BEGIN

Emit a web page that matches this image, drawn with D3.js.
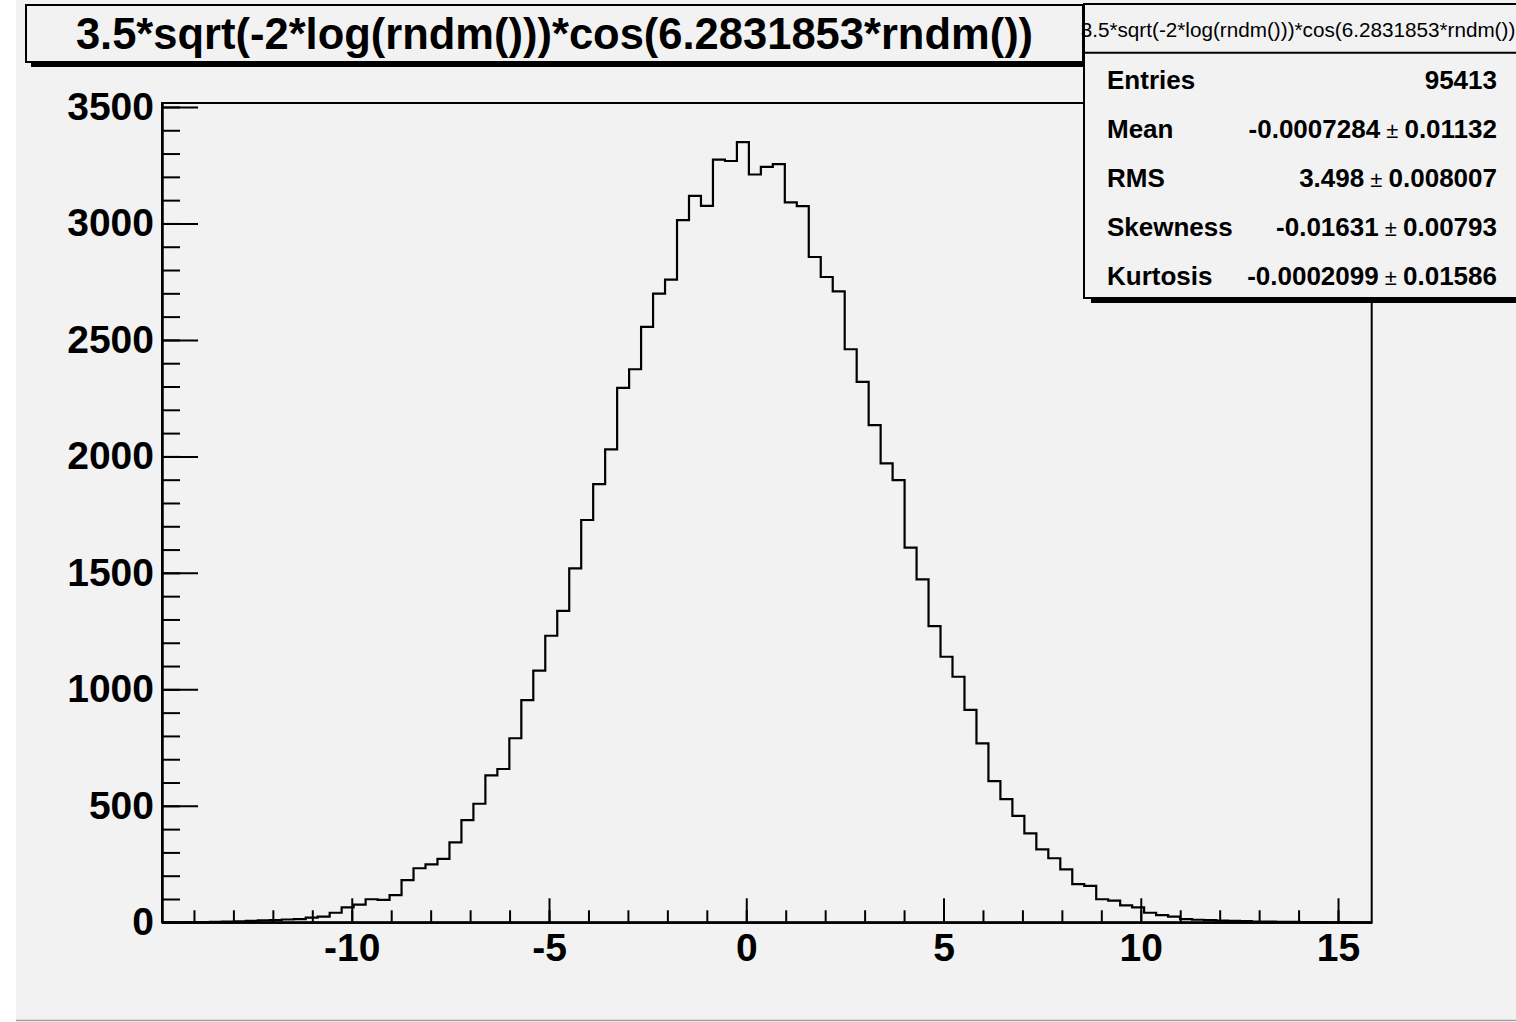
<!DOCTYPE html>
<html>
<head>
<meta charset="utf-8">
<script src="https://cdn.jsdelivr.net/npm/d3@7"></script>
<style>
  html, body { margin: 0; padding: 0; background: #ffffff; overflow: hidden; }
  svg { display: block; }
  text { font-family: "Liberation Sans", Arial, Helvetica, sans-serif; }
</style>
</head>
<body>
<svg id="canvas" width="1516" height="1022"></svg>
<script>
// ---- data ---------------------------------------------------------------
const histTitle = "3.5*sqrt(-2*log(rndm()))*cos(6.2831853*rndm())";
const binLow = -14.81;        // lower edge of the first bin
const binWidth = 0.3036;      // common bin width
const binCounts = [
  0, 0, 1, 1, 2, 3, 4, 6, 8, 9,
  12, 14, 20, 24, 41, 64, 76, 99, 96, 117,
  181, 232, 249, 272, 343, 439, 509, 631, 658, 790,
  954, 1080, 1230, 1337, 1519, 1727, 1881, 2030, 2294, 2374,
  2556, 2699, 2759, 3014, 3118, 3075, 3274, 3268, 3349, 3210,
  3243, 3255, 3090, 3074, 2856, 2770, 2708, 2460, 2320, 2134,
  1970, 1898, 1608, 1472, 1271, 1140, 1054, 912, 768, 606,
  529, 457, 382, 313, 275, 227, 164, 156, 99, 93,
  73, 64, 41, 31, 24, 14, 11, 9, 7, 6,
  5, 3, 3, 2, 2, 1, 1, 0, 1, 0,
  0
];
const yAxisMax = 3517;
const xMajorTicks = [-10, -5, 0, 5, 10, 15];
const xMinorTicks = d3.range(-14, 16);
const yMajorTicks = [0, 500, 1000, 1500, 2000, 2500, 3000, 3500];
const yMinorTicks = d3.range(0, 3501, 100);
const statNames  = ["Entries", "Mean", "RMS", "Skewness", "Kurtosis"];
const statValues = ["95413", "-0.0007284", "3.498", "-0.01631", "-0.0002099"];
const statErrors = [null, "0.01132", "0.008007", "0.00793", "0.01586"];

// ---- layout -------------------------------------------------------------
const svg = d3.select("#canvas");
const frame = { left: 162, right: 1371.7, top: 103, bottom: 922.3 };
const bg = "#f2f2f2";
const FONT = '"Liberation Sans", Arial, Helvetica, sans-serif';
const plain = d => String(d);   // ASCII hyphen for negative labels

// pad background
svg.append("rect").attr("x", 16).attr("y", 0).attr("width", 1500).attr("height", 1020).attr("fill", bg);
svg.append("line").attr("x1", 16).attr("x2", 1516).attr("y1", 1020.5).attr("y2", 1020.5)
  .attr("stroke", "#a0a0a0").attr("stroke-width", 1.5);

const xHigh = binLow + binCounts.length * binWidth;
const x = d3.scaleLinear().domain([binLow, xHigh]).range([frame.left, frame.right]);
const y = d3.scaleLinear().domain([0, yAxisMax]).range([frame.bottom, frame.top]);

// frame outline
svg.append("rect")
  .attr("x", frame.left).attr("y", frame.top)
  .attr("width", frame.right - frame.left).attr("height", frame.bottom - frame.top)
  .attr("fill", bg).attr("stroke", "#000").attr("stroke-width", 2);

// histogram outline
const pts = [[x(binLow), y(0)]];
binCounts.forEach((c, i) => pts.push([x(binLow + i * binWidth), y(c)]));
pts.push([x(xHigh), y(binCounts[binCounts.length - 1])]);
pts.push([x(xHigh), y(0)]);
svg.append("path")
  .attr("d", d3.line().curve(d3.curveStepAfter)(pts))
  .attr("fill", "none").attr("stroke", "#000").attr("stroke-width", 2.2)
  .attr("stroke-linejoin", "miter");

// x axis: minor ticks, then major ticks with labels
const gx = svg.append("g").attr("transform", `translate(0,${frame.bottom})`);
gx.append("g").call(d3.axisBottom(x).tickValues(xMinorTicks).tickSizeInner(-12).tickSizeOuter(0).tickFormat(""));
gx.append("g").call(d3.axisBottom(x).tickValues(xMajorTicks).tickSizeInner(-24).tickSizeOuter(0).tickPadding(11).tickFormat(plain));

// y axis
const gy = svg.append("g").attr("transform", `translate(${frame.left},0)`);
gy.append("g").call(d3.axisLeft(y).tickValues(yMinorTicks).tickSizeInner(-18).tickSizeOuter(0).tickFormat(""));
gy.append("g").call(d3.axisLeft(y).tickValues(yMajorTicks).tickSizeInner(-36).tickSizeOuter(0).tickPadding(8).tickFormat(plain));

svg.selectAll(".domain").attr("stroke", "#000").attr("stroke-width", 2);
svg.selectAll(".tick line").attr("stroke", "#000").attr("stroke-width", 2);
svg.selectAll(".tick text")
  .attr("fill", "#000")
  .style("font-family", FONT).style("font-weight", "bold").style("font-size", "39px");

// title box with shadow
const tb = { x: 26, y: 5, w: 1057, h: 57 };
svg.append("rect").attr("x", tb.x + 5).attr("y", tb.y + 5).attr("width", tb.w).attr("height", tb.h).attr("fill", "#000");
svg.append("rect").attr("x", tb.x).attr("y", tb.y).attr("width", tb.w).attr("height", tb.h)
  .attr("fill", bg).attr("stroke", "#000").attr("stroke-width", 2);
svg.append("text")
  .attr("x", tb.x + tb.w / 2).attr("y", tb.y + tb.h / 2).attr("dy", "0.36em")
  .attr("text-anchor", "middle")
  .style("font-weight", "bold").style("font-size", "43.5px")
  .text(histTitle);

// statistics box with shadow
const sb = { x: 1084, y: 4, w: 440, h: 294 };
svg.append("rect").attr("x", sb.x + 7).attr("y", sb.y + 5).attr("width", sb.w).attr("height", sb.h).attr("fill", "#000");
svg.append("rect").attr("x", sb.x).attr("y", sb.y).attr("width", sb.w).attr("height", sb.h)
  .attr("fill", bg).attr("stroke", "#000").attr("stroke-width", 2);
svg.append("line").attr("x1", sb.x).attr("x2", sb.x + sb.w).attr("y1", 52.7).attr("y2", 52.7)
  .attr("stroke", "#000").attr("stroke-width", 2);
svg.append("text")
  .attr("x", 1298).attr("y", 30).attr("dy", "0.36em")
  .attr("text-anchor", "middle")
  .style("font-size", "20.7px")
  .text(histTitle);

const rowY = d3.scalePoint().domain(statNames).range([80, 276]);
const rows = svg.append("g").selectAll("g").data(statNames).join("g");
rows.append("text")
  .attr("x", 1107).attr("y", d => rowY(d)).attr("dy", "0.36em")
  .style("font-weight", "bold").style("font-size", "26px")
  .text(d => d);
rows.append("text")
  .attr("x", 1497).attr("y", d => rowY(d)).attr("dy", "0.36em")
  .attr("text-anchor", "end")
  .style("font-size", "26px")
  .each(function (d, i) {
    const t = d3.select(this);
    t.append("tspan").style("font-weight", "bold").text(statValues[i]);
    if (statErrors[i] !== null) {
      t.append("tspan").style("font-size", "22px").text(" \u00b1 ");
      t.append("tspan").style("font-weight", "bold").text(statErrors[i]);
    }
  });
</script>
</body>
</html>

END

*WHAT YOU ARE ASKED TO DO:* Leave the images out and output the remaining material exactly as it stands.

*ANSWER TO THIS PROBLEM:*
Emit a web page that matches this image, drawn with D3.js.
<!DOCTYPE html>
<html>
<head>
<meta charset="utf-8">
<script src="https://cdn.jsdelivr.net/npm/d3@7"></script>
<style>
  html, body { margin: 0; padding: 0; background: #ffffff; overflow: hidden; }
  svg { display: block; }
  text { font-family: "Liberation Sans", Arial, Helvetica, sans-serif; }
</style>
</head>
<body>
<svg id="canvas" width="1516" height="1022"></svg>
<script>
// ---- data ---------------------------------------------------------------
const histTitle = "3.5*sqrt(-2*log(rndm()))*cos(6.2831853*rndm())";
const binLow = -14.81;        // lower edge of the first bin
const binWidth = 0.3036;      // common bin width
const binCounts = [
  0, 0, 1, 1, 2, 3, 4, 6, 8, 9,
  12, 14, 20, 24, 41, 64, 76, 99, 96, 117,
  181, 232, 249, 272, 343, 439, 509, 631, 658, 790,
  954, 1080, 1230, 1337, 1519, 1727, 1881, 2030, 2294, 2374,
  2556, 2699, 2759, 3014, 3118, 3075, 3274, 3268, 3349, 3210,
  3243, 3255, 3090, 3074, 2856, 2770, 2708, 2460, 2320, 2134,
  1970, 1898, 1608, 1472, 1271, 1140, 1054, 912, 768, 606,
  529, 457, 382, 313, 275, 227, 164, 156, 99, 93,
  73, 64, 41, 31, 24, 14, 11, 9, 7, 6,
  5, 3, 3, 2, 2, 1, 1, 0, 1, 0,
  0
];
const yAxisMax = 3517;
const xMajorTicks = [-10, -5, 0, 5, 10, 15];
const xMinorTicks = d3.range(-14, 16);
const yMajorTicks = [0, 500, 1000, 1500, 2000, 2500, 3000, 3500];
const yMinorTicks = d3.range(0, 3501, 100);
const statNames  = ["Entries", "Mean", "RMS", "Skewness", "Kurtosis"];
const statValues = ["95413", "-0.0007284", "3.498", "-0.01631", "-0.0002099"];
const statErrors = [null, "0.01132", "0.008007", "0.00793", "0.01586"];

// ---- layout -------------------------------------------------------------
const svg = d3.select("#canvas");
const frame = { left: 162, right: 1371.7, top: 103, bottom: 922.3 };
const bg = "#f2f2f2";
const FONT = '"Liberation Sans", Arial, Helvetica, sans-serif';
const plain = d => String(d);   // ASCII hyphen for negative labels

// pad background
svg.append("rect").attr("x", 16).attr("y", 0).attr("width", 1500).attr("height", 1020).attr("fill", bg);
svg.append("line").attr("x1", 16).attr("x2", 1516).attr("y1", 1020.5).attr("y2", 1020.5)
  .attr("stroke", "#a0a0a0").attr("stroke-width", 1.5);

const xHigh = binLow + binCounts.length * binWidth;
const x = d3.scaleLinear().domain([binLow, xHigh]).range([frame.left, frame.right]);
const y = d3.scaleLinear().domain([0, yAxisMax]).range([frame.bottom, frame.top]);

// frame outline
svg.append("rect")
  .attr("x", frame.left).attr("y", frame.top)
  .attr("width", frame.right - frame.left).attr("height", frame.bottom - frame.top)
  .attr("fill", bg).attr("stroke", "#000").attr("stroke-width", 2);

// histogram outline
const pts = [[x(binLow), y(0)]];
binCounts.forEach((c, i) => pts.push([x(binLow + i * binWidth), y(c)]));
pts.push([x(xHigh), y(binCounts[binCounts.length - 1])]);
pts.push([x(xHigh), y(0)]);
svg.append("path")
  .attr("d", d3.line().curve(d3.curveStepAfter)(pts))
  .attr("fill", "none").attr("stroke", "#000").attr("stroke-width", 2.2)
  .attr("stroke-linejoin", "miter");

// x axis: minor ticks, then major ticks with labels
const gx = svg.append("g").attr("transform", `translate(0,${frame.bottom})`);
gx.append("g").call(d3.axisBottom(x).tickValues(xMinorTicks).tickSizeInner(-12).tickSizeOuter(0).tickFormat(""));
gx.append("g").call(d3.axisBottom(x).tickValues(xMajorTicks).tickSizeInner(-24).tickSizeOuter(0).tickPadding(11).tickFormat(plain));

// y axis
const gy = svg.append("g").attr("transform", `translate(${frame.left},0)`);
gy.append("g").call(d3.axisLeft(y).tickValues(yMinorTicks).tickSizeInner(-18).tickSizeOuter(0).tickFormat(""));
gy.append("g").call(d3.axisLeft(y).tickValues(yMajorTicks).tickSizeInner(-36).tickSizeOuter(0).tickPadding(8).tickFormat(plain));

svg.selectAll(".domain").attr("stroke", "#000").attr("stroke-width", 2);
svg.selectAll(".tick line").attr("stroke", "#000").attr("stroke-width", 2);
svg.selectAll(".tick text")
  .attr("fill", "#000")
  .style("font-family", FONT).style("font-weight", "bold").style("font-size", "39px");

// title box with shadow
const tb = { x: 26, y: 5, w: 1057, h: 57 };
svg.append("rect").attr("x", tb.x + 5).attr("y", tb.y + 5).attr("width", tb.w).attr("height", tb.h).attr("fill", "#000");
svg.append("rect").attr("x", tb.x).attr("y", tb.y).attr("width", tb.w).attr("height", tb.h)
  .attr("fill", bg).attr("stroke", "#000").attr("stroke-width", 2);
svg.append("text")
  .attr("x", tb.x + tb.w / 2).attr("y", tb.y + tb.h / 2).attr("dy", "0.36em")
  .attr("text-anchor", "middle")
  .style("font-weight", "bold").style("font-size", "43.5px")
  .text(histTitle);

// statistics box with shadow
const sb = { x: 1084, y: 4, w: 440, h: 294 };
svg.append("rect").attr("x", sb.x + 7).attr("y", sb.y + 5).attr("width", sb.w).attr("height", sb.h).attr("fill", "#000");
svg.append("rect").attr("x", sb.x).attr("y", sb.y).attr("width", sb.w).attr("height", sb.h)
  .attr("fill", bg).attr("stroke", "#000").attr("stroke-width", 2);
svg.append("line").attr("x1", sb.x).attr("x2", sb.x + sb.w).attr("y1", 52.7).attr("y2", 52.7)
  .attr("stroke", "#000").attr("stroke-width", 2);
svg.append("text")
  .attr("x", 1298).attr("y", 30).attr("dy", "0.36em")
  .attr("text-anchor", "middle")
  .style("font-size", "20.7px")
  .text(histTitle);

const rowY = d3.scalePoint().domain(statNames).range([80, 276]);
const rows = svg.append("g").selectAll("g").data(statNames).join("g");
rows.append("text")
  .attr("x", 1107).attr("y", d => rowY(d)).attr("dy", "0.36em")
  .style("font-weight", "bold").style("font-size", "26px")
  .text(d => d);
rows.append("text")
  .attr("x", 1497).attr("y", d => rowY(d)).attr("dy", "0.36em")
  .attr("text-anchor", "end")
  .style("font-size", "26px")
  .each(function (d, i) {
    const t = d3.select(this);
    t.append("tspan").style("font-weight", "bold").text(statValues[i]);
    if (statErrors[i] !== null) {
      t.append("tspan").style("font-size", "22px").text(" \u00b1 ");
      t.append("tspan").style("font-weight", "bold").text(statErrors[i]);
    }
  });
</script>
</body>
</html>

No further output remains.